In practice, it’s common to take a third bearing in the same fashion, assuming a third feature can be identified. Ideally, the third bearing would perfectly intersect the point we’ve isolated. However, because we are not perfect, we’re likely to end up with a triangle, inside which we are located. The smaller the triangle, the better, of course!
Note: You may only need one bearing! For example, if you are standing at a river, which you can accurately identify, then for all intents and purposes, you only have one dimension of uncertainty: the distance along the river.
When will that approach work? More importantly, when might it not work? (Hint: two straight lines intersect with each other at most once; however, that might not be true of a straight line and a curve.)
We’ve already covered the big idea here: each bearing constitutes a dimensionality reduction by either placing us on some line where before we were on a plane, or placing us on some point where before we were on a line.
No need for fancy maths for this idea. Rather, we need only use our imagination to plant ourselves on the map and think critically about what we’re measuring when we take a bearing.
Pointing the direction of travel arrow precisely at a landmark creates a line, but a line must be defined by two points, not just one; after all, there are infinite lines extending from the landmark you’ve chosen. So what is the other point? You are, of course! In real life, the imaginary line runs between you and the landmark.
To translate that line from the real world to the two-dimensional plane of the map requires one shared bit of knowledge: North. The idea of a map is that North on the map matches North in real life. When we align compass North (NCOMPASS) to real-life North (NREAL) by rotating the housing until the needles match up, then rotate the entire compass on the map until compass North (NCOMPASS) matches map North (NMAP), we’ve essentially constructed an associative relationship between true North and map North.
NCOMPASS = NREAL
NCOMPASS = NMAP
⇒ NREAL = NMAP
Once that relationship is established, we have something powerful: if North is the same, then all directions are the same. North is just 0° (or 0° + 360*X, to be more precise). That is: generally, for any degree measurement (or bearing) d°, d° in real life will correspond to d° on the map. That allows us to translate our bearings to the map, then the intersection point of the map back to real-life knowledge of our location.

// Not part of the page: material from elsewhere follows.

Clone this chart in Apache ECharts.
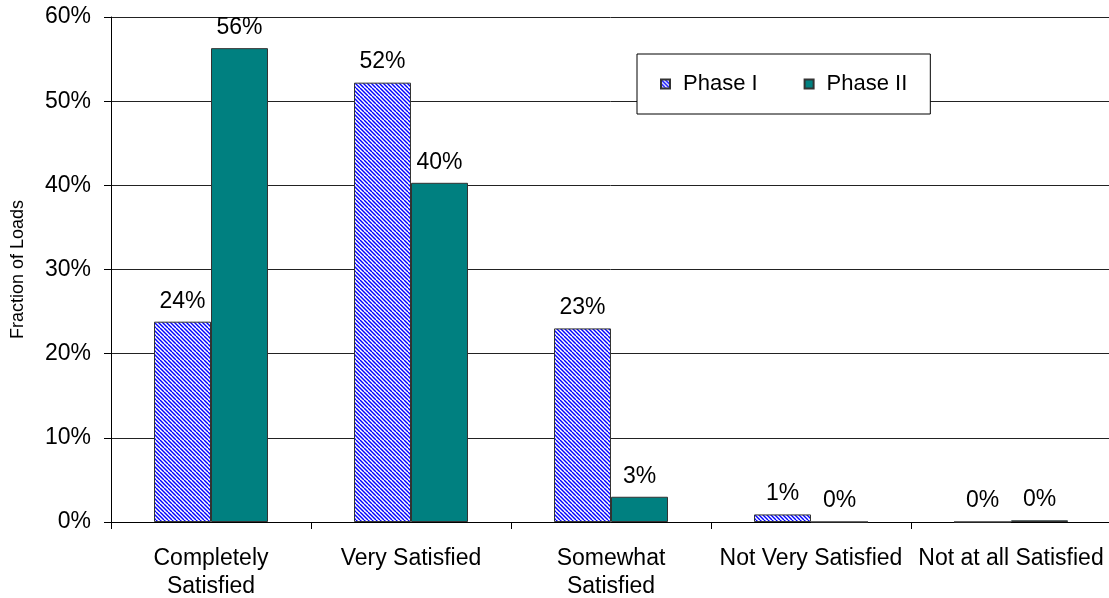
<!DOCTYPE html>
<html>
<head>
<meta charset="utf-8">
<script src="https://cdn.jsdelivr.net/npm/echarts@6/dist/echarts.min.js"></script>
<style>
  html, body { margin: 0; padding: 0; background: #fff; }
  #satisfactionChart { width: 1109px; height: 598px; }
</style>
</head>
<body>
<div id="satisfactionChart"></div>
<script>
// categories and values (percent of loads)
const categories = ['Completely\nSatisfied', 'Very Satisfied', 'Somewhat\nSatisfied', 'Not Very Satisfied', 'Not at all Satisfied']
const phaseOne = [23.8, 52.2, 23.0, 0.9, 0]
const phaseTwo = [56.3, 40.3, 3.0, 0, 0.2]
const seriesNames = ['Phase I', 'Phase II']

// blue diagonal hatch like the Excel pattern fill
function makeHatch () {
  const c = document.createElement('canvas')
  c.width = 8
  c.height = 8
  const ctx = c.getContext('2d')
  ctx.fillStyle = '#ffffff'
  ctx.fillRect(0, 0, 8, 8)
  ctx.strokeStyle = '#0000ff'
  ctx.lineWidth = 1.4
  for (let k = -3; k <= 3; k++) {
    ctx.beginPath()
    ctx.moveTo(k * 4, 0)
    ctx.lineTo(k * 4 + 8, 8)
    ctx.stroke()
  }
  return c
}

const font = 'Liberation Sans, Arial, sans-serif'

const option = {
  animation: false,
  textStyle: { fontFamily: font },
  grid: {
    left: 111,
    right: -2,
    top: 17,
    bottom: 76,
    containLabel: false,
    outerBoundsMode: 'none'
  },
  legend: {
    data: seriesNames,
    left: 637,
    top: 54,
    orient: 'horizontal',
    backgroundColor: '#ffffff',
    borderColor: '#000000',
    borderWidth: 1,
    padding: [19, 23, 19, 23],
    itemWidth: 9,
    itemHeight: 9,
    itemGap: 46,
    icon: 'rect',
    textStyle: {
      fontFamily: font,
      fontSize: 22,
      color: '#000',
      padding: [0, 0, 0, 8]
    }
  },
  xAxis: {
    type: 'category',
    data: categories,
    axisLine: { lineStyle: { color: '#000', width: 1 } },
    axisTick: { show: true, length: 7, lineStyle: { color: '#000' } },
    axisLabel: {
      color: '#000',
      fontSize: 23,
      lineHeight: 28,
      margin: 23,
      interval: 0
    }
  },
  yAxis: {
    type: 'value',
    min: 0,
    max: 60,
    interval: 10,
    name: 'Fraction of Loads',
    nameLocation: 'middle',
    nameGap: 84,
    nameTextStyle: { color: '#000', fontSize: 18, fontFamily: font },
    axisLine: { show: true, lineStyle: { color: '#000', width: 1 } },
    axisTick: { show: true, length: 7, lineStyle: { color: '#000' } },
    axisLabel: {
      color: '#000',
      fontSize: 23,
      margin: 20,
      formatter: '{value}%'
    },
    splitLine: {
      show: true,
      lineStyle: { color: '#222', width: 1 }
    }
  },
  series: [
    {
      name: seriesNames[0],
      type: 'bar',
      data: phaseOne,
      barWidth: 57,
      barGap: '0%',
      itemStyle: {
        color: { image: makeHatch(), repeat: 'repeat' },
        borderColor: '#333',
        borderWidth: 1
      },
      label: {
        show: true,
        position: 'top',
        distance: 9,
        color: '#000',
        fontSize: 23,
        fontFamily: font,
        formatter: p => Math.round(p.value) + '%'
      }
    },
    {
      name: seriesNames[1],
      type: 'bar',
      data: phaseTwo,
      barWidth: 57,
      barGap: '0%',
      itemStyle: {
        color: '#008080',
        borderColor: '#333',
        borderWidth: 1
      },
      label: {
        show: true,
        position: 'top',
        distance: 9,
        color: '#000',
        fontSize: 23,
        fontFamily: font,
        formatter: p => Math.round(p.value) + '%'
      }
    }
  ]
}

const myChart = echarts.init(document.getElementById('satisfactionChart'))
myChart.setOption(option, true)
window.addEventListener('resize', () => {
  myChart.resize()
})
</script>
</body>
</html>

We did it! But we still have some explaining to do.
No doubt you have noticed it—why is my orienting arrow mis-aligned with North on the housing? Am I being sloppy? No, of course not! As it turns out, there are two Norths: magnetic North and true North. We need to work with true North, but alas, true North is not magnetic—magnetic North is! Therefore, the magnetic needle of our compass will stray somewhat from true North.
The angle at which magnetic North differs from true North depends on where on the Earth you happen to be standing. That amount is called declination. Before using a compass for either of the techniques discussed above, a responsible navigator should look up the latest declination measurement for their given location and set it on your compass.
The technique of setting the declination differs on different compass models, but generally the idea is simply to align magnetic North (NMAGNETIC) to real North (NREAL). To convince ourselves that the reasoning we’ve done so far still holds, observe the new associative chain:
NCOMPASS = NMAGNETIC
NCOMPASS = NMAP
NREAL = NMAGNETIC
⇒ NREAL = NMAGNETIC = NMAP
Think: without setting declination, what would happen? All of your bearings would be off by exactly the declination amount. Where I live, declination is +8°, which is certainly enough to send you in a very wrong direction.